Data:
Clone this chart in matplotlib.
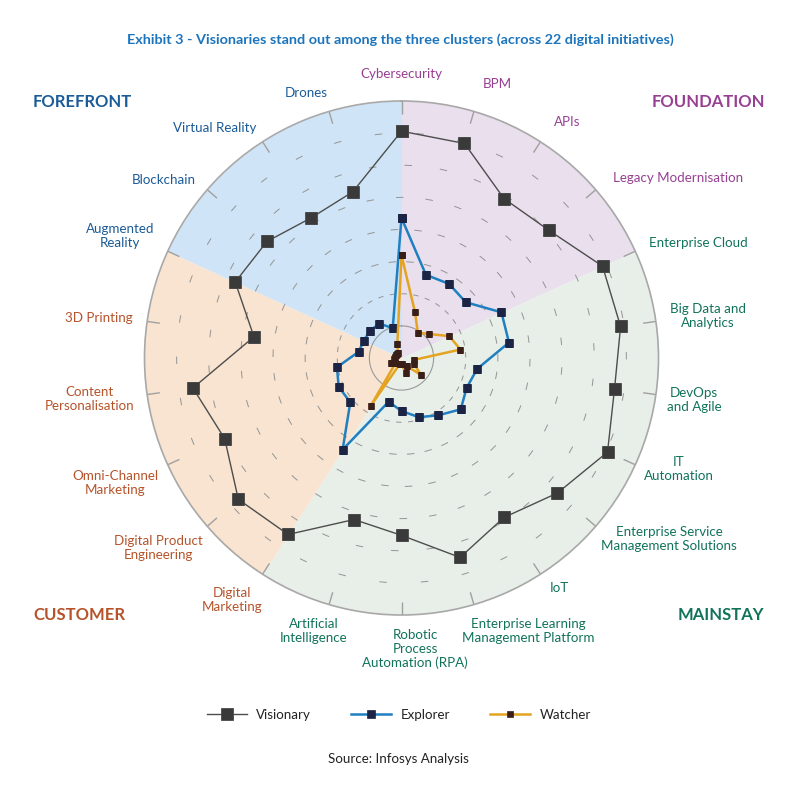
import numpy as np
import matplotlib
matplotlib.use("Agg")
import matplotlib.pyplot as plt
import matplotlib.font_manager as fm

# ---------------- data ----------------
categories = [
    "Cybersecurity", "BPM", "APIs", "Legacy Modernisation",
    "Enterprise Cloud", "Big Data and\nAnalytics", "DevOps\nand Agile", "IT\nAutomation",
    "Enterprise Service\nManagement Solutions", "IoT", "Enterprise Learning\nManagement Platform",
    "Robotic\nProcess\nAutomation (RPA)", "Artificial\nIntelligence",
    "Digital\nMarketing", "Digital Product\nEngineering", "Omni-Channel\nMarketing",
    "Content\nPersonalisation", "3D Printing",
    "Augmented\nReality", "Blockchain", "Virtual Reality", "Drones",
]
# cluster membership (in clockwise order starting at Cybersecurity)
groups = ["FOUNDATION", "MAINSTAY", "CUSTOMER", "FOREFRONT"]
group_sizes = [4, 9, 5, 4]

visionary = [70.6, 69.6, 59.0, 60.7, 68.8, 68.9, 67.0, 70.5, 64.2, 59.0, 64.7,
             55.2, 52.4, 65.3, 67.2, 60.5, 65.6, 46.4, 56.9, 55.4, 51.9, 53.9]
explorer = [43.6, 27.0, 27.4, 26.5, 34.2, 33.8, 23.8, 22.3, 24.4, 21.2, 19.2,
            16.5, 14.2, 33.9, 21.1, 21.5, 20.3, 13.5, 12.9, 13.0, 12.7, 9.7]
watcher = [32.0, 14.9, 9.4, 11.4, 16.4, 18.5, 4.0, 4.2, 8.1, 3.0, 5.0,
           2.0, 2.0, 17.8, 2.5, 3.5, 2.5, 2.0, 2.0, 2.0, 2.0, 4.6]
series_names = ["Visionary", "Explorer", "Watcher"]
r_max = 80
ring_levels = [10, 20, 30, 40, 50, 60, 70]

# ---------------- style ----------------
group_fill = {"FOUNDATION": "#e9dfed", "MAINSTAY": "#e8efe9",
              "CUSTOMER": "#f8e4d0", "FOREFRONT": "#cfe5f7"}
group_text = {"FOUNDATION": "#973f93", "MAINSTAY": "#11735a",
              "CUSTOMER": "#b5532a", "FOREFRONT": "#1b5b98"}
title_color = "#1c75bc"

names = {f.name for f in fm.fontManager.ttflist}
title_family = "Liberation Sans Narrow" if "Liberation Sans Narrow" in names else "Lato"
label_family = ["Lato", "DejaVu Sans"]

fig = plt.figure(figsize=(8.0, 7.98), dpi=100)
W, H = 800.0, 798.0
cx, cy, R = 401.5, 358.0, 257.0
ax = fig.add_axes([(cx - R) / W, 1 - (cy + R) / H, 2 * R / W, 2 * R / H], projection="polar")
ax.set_theta_offset(np.pi / 2)
ax.set_theta_direction(-1)
ax.set_ylim(0, r_max)
ax.set_xticks([])
ax.set_yticks([])
ax.grid(False)
ax.patch.set_alpha(0)
ax.spines["polar"].set_color("#a8a8a8")
ax.spines["polar"].set_linewidth(1.2)

n = len(categories)
theta = np.arange(n) * 2 * np.pi / n

# sectors
start = 0
cat_group = []
for g, size in zip(groups, group_sizes):
    t0 = theta[start]
    t1 = 2 * np.pi if start + size >= n else theta[start + size]
    tt = np.linspace(t0, t1, 120)
    ax.fill_between(tt, 0, r_max, color=group_fill[g], lw=0, zorder=0)
    cat_group += [g] * size
    start += size

# rings
tc = np.linspace(0, 2 * np.pi, 721)
ax.plot(tc, np.full_like(tc, ring_levels[0]), color="#9a9a9a", lw=0.8, zorder=1)
lw_ring = 0.7
for k, lv in enumerate(ring_levels[1:]):
    rp = lv / r_max * R
    period_px = 2 * np.pi * rp / 34
    dash_px = min(7.5, period_px * 0.45)
    scale = 100 / 72 * lw_ring
    ax.plot(tc + k * 0.05, np.full_like(tc, lv), color="#949494", lw=lw_ring,
            linestyle=(0, (dash_px / scale, (period_px - dash_px) / scale)), zorder=1)
# outer ticks on spokes
for t in theta:
    ax.plot([t, t], [76.0, r_max], color="#a0a0a0", lw=1.0, zorder=1, solid_capstyle="butt")

# series
tclosed = np.append(theta, theta[0])
def closed(v):
    return np.append(v, v[0])

h1, = ax.plot(tclosed, closed(visionary), color="#4d4d4d", lw=1.0, marker="s", ms=8,
              mfc="#3a3a3a", mec="#4a4a4a", mew=0.6, zorder=3, label=series_names[0])
h2, = ax.plot(tclosed, closed(explorer), color="#1f7fc0", lw=1.8, marker="s", ms=6,
              mfc="#1b2444", mec="#1b2444", mew=0.5, zorder=4, label=series_names[1])
h3, = ax.plot(tclosed, closed(watcher), color="#e4a321", lw=1.8, marker="s", ms=4.5,
              mfc="#3a1e18", mec="#3a1e18", mew=0.5, zorder=5, label=series_names[2])

# category labels (pixel centres of label blocks)
label_pos = [
    (401, 74), (497, 84), (567, 122), (678, 178), (698, 243), (708, 316),
    (694, 400), (679, 469), (669, 539), (559, 588), (528, 631), (415, 649),
    (314, 631), (232, 600), (158, 548), (115, 483), (90, 399), (99, 318),
    (120, 236), (164, 180), (215, 128), (306, 93),
]
for lab, (px, py), g in zip(categories, label_pos, cat_group):
    fig.text(px / W, 1 - py / H, lab, ha="center", va="center", fontsize=9.6,
             family=label_family, color=group_text[g], linespacing=1.17)

group_pos = {"FOREFRONT": (82, 102), "FOUNDATION": (708, 102),
             "CUSTOMER": (79, 615), "MAINSTAY": (721, 615)}
for g in groups:
    px, py = group_pos[g]
    fig.text(px / W, 1 - py / H, g, ha="center", va="center", fontsize=12,
             family=label_family, fontweight="bold", color=group_text[g])

fig.text(0.5, 1 - 40 / H,
         "Exhibit 3 - Visionaries stand out among the three clusters (across 22 digital initiatives)",
         ha="center", va="center", fontsize=10.4, family=[title_family, "DejaVu Sans"],
         fontweight="bold", color=title_color)

leg = fig.legend(handles=[h1, h2, h3], loc="center", bbox_to_anchor=(0.4985, 1 - 715 / H),
                 ncol=3, frameon=False, handlelength=3.0, handletextpad=0.7,
                 columnspacing=3.0, prop={"family": label_family, "size": 9.6})
for t in leg.get_texts():
    t.set_color("#222222")

fig.text(398 / W, 1 - 759 / H, "Source: Infosys Analysis", ha="center", va="center",
         fontsize=9.6, family=label_family, color="#222222")

fig.savefig("out.png", dpi=100, facecolor="white")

Problem to solve:
With the pictures left out, restate word for word every line of the data above, from the first down to the line that contains "import matplotlib.font_manager as fm".

Solution to this exercise:
Clone this chart in matplotlib.
import numpy as np
import matplotlib
matplotlib.use("Agg")
import matplotlib.pyplot as plt
import matplotlib.font_manager as fm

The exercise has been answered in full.